WORK TO DO: Copy each line of the data below with the word "Write".
◇ ◇ ◇
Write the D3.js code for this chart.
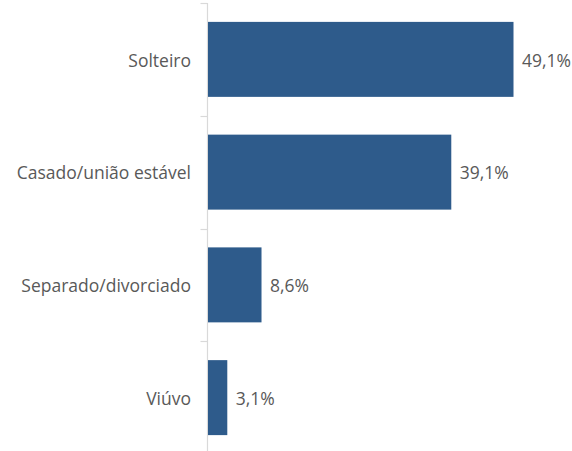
<!DOCTYPE html>
<html>
<head>
<meta charset="utf-8">
<script src="https://cdn.jsdelivr.net/npm/d3@7"></script>
<style>
  html, body { margin: 0; padding: 0; background: #ffffff; }
  svg { display: block; }
  text { font-family: "Open Sans", "Liberation Sans", sans-serif; fill: #595959; }
</style>
</head>
<body>
<svg id="chart" width="572" height="451"></svg>
<script>
// Estado civil — percentage of respondents
const categories = ["Solteiro", "Casado/união estável", "Separado/divorciado", "Viúvo"];
const values = [49.1, 39.1, 8.6, 3.1];
const valueLabels = ["49,1%", "39,1%", "8,6%", "3,1%"];

const svg = d3.select("#chart");
const axisX = 207.5;
const plotTop = 3, plotBottom = 454;

const x = d3.scaleLinear().domain([0, 49.1]).range([axisX, 513]);
const y = d3.scaleBand().domain(categories).range([plotTop, plotBottom]).paddingInner(0.335).paddingOuter(0.1675);

// category boundary ticks and vertical axis line
const bounds = d3.range(categories.length + 1).map(i => plotTop + i * (plotBottom - plotTop) / categories.length);
svg.append("line")
  .attr("x1", axisX).attr("x2", axisX)
  .attr("y1", plotTop).attr("y2", plotBottom)
  .attr("stroke", "#d9d9d9").attr("stroke-width", 1.2);
svg.selectAll("line.tick").data(bounds).join("line")
  .attr("class", "tick")
  .attr("x1", axisX - 7).attr("x2", axisX)
  .attr("y1", d => Math.round(d) + 0.5).attr("y2", d => Math.round(d) + 0.5)
  .attr("stroke", "#d9d9d9").attr("stroke-width", 1.2);

// bars
svg.selectAll("rect.bar").data(categories).join("rect")
  .attr("class", "bar")
  .attr("x", x(0) + 0.5)
  .attr("y", d => y(d))
  .attr("width", (d, i) => x(values[i]) - x(0))
  .attr("height", y.bandwidth())
  .attr("fill", "#2e5b8b");

// category labels
svg.selectAll("text.cat").data(categories).join("text")
  .attr("class", "cat")
  .attr("x", 191)
  .attr("y", d => y(d) + y.bandwidth() / 2 + 1)
  .attr("dy", "0.35em")
  .attr("text-anchor", "end")
  .attr("font-size", 17.5)
  .text(d => d);

// value labels
svg.selectAll("text.val").data(categories).join("text")
  .attr("class", "val")
  .attr("x", (d, i) => x(values[i]) + 9)
  .attr("y", d => y(d) + y.bandwidth() / 2 + 1)
  .attr("dy", "0.35em")
  .attr("font-size", 17.5)
  .text((d, i) => valueLabels[i]);
</script>
</body>
</html>
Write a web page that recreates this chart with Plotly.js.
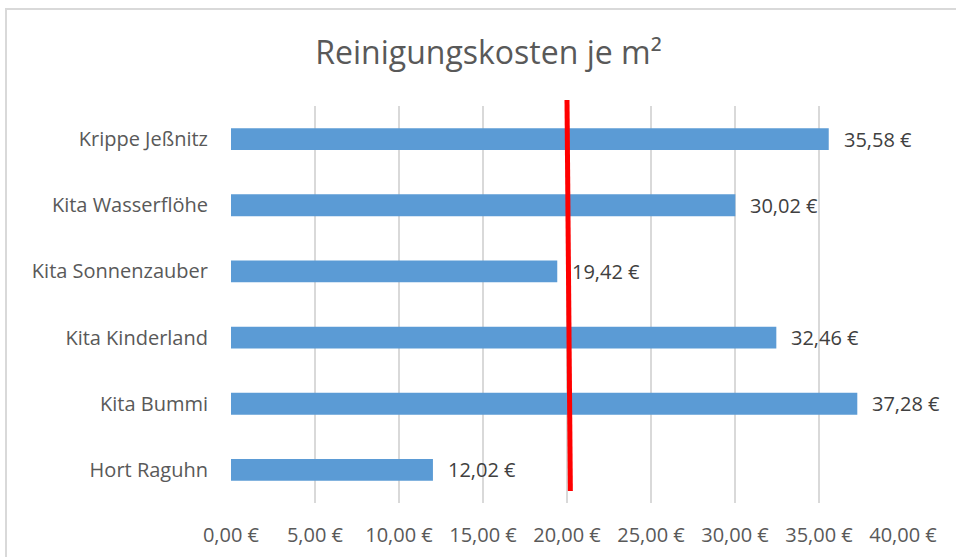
◇ ◇ ◇
TASK SOLUTION:
Write the D3.js code for this chart.
Write a web page that recreates this chart with Plotly.js.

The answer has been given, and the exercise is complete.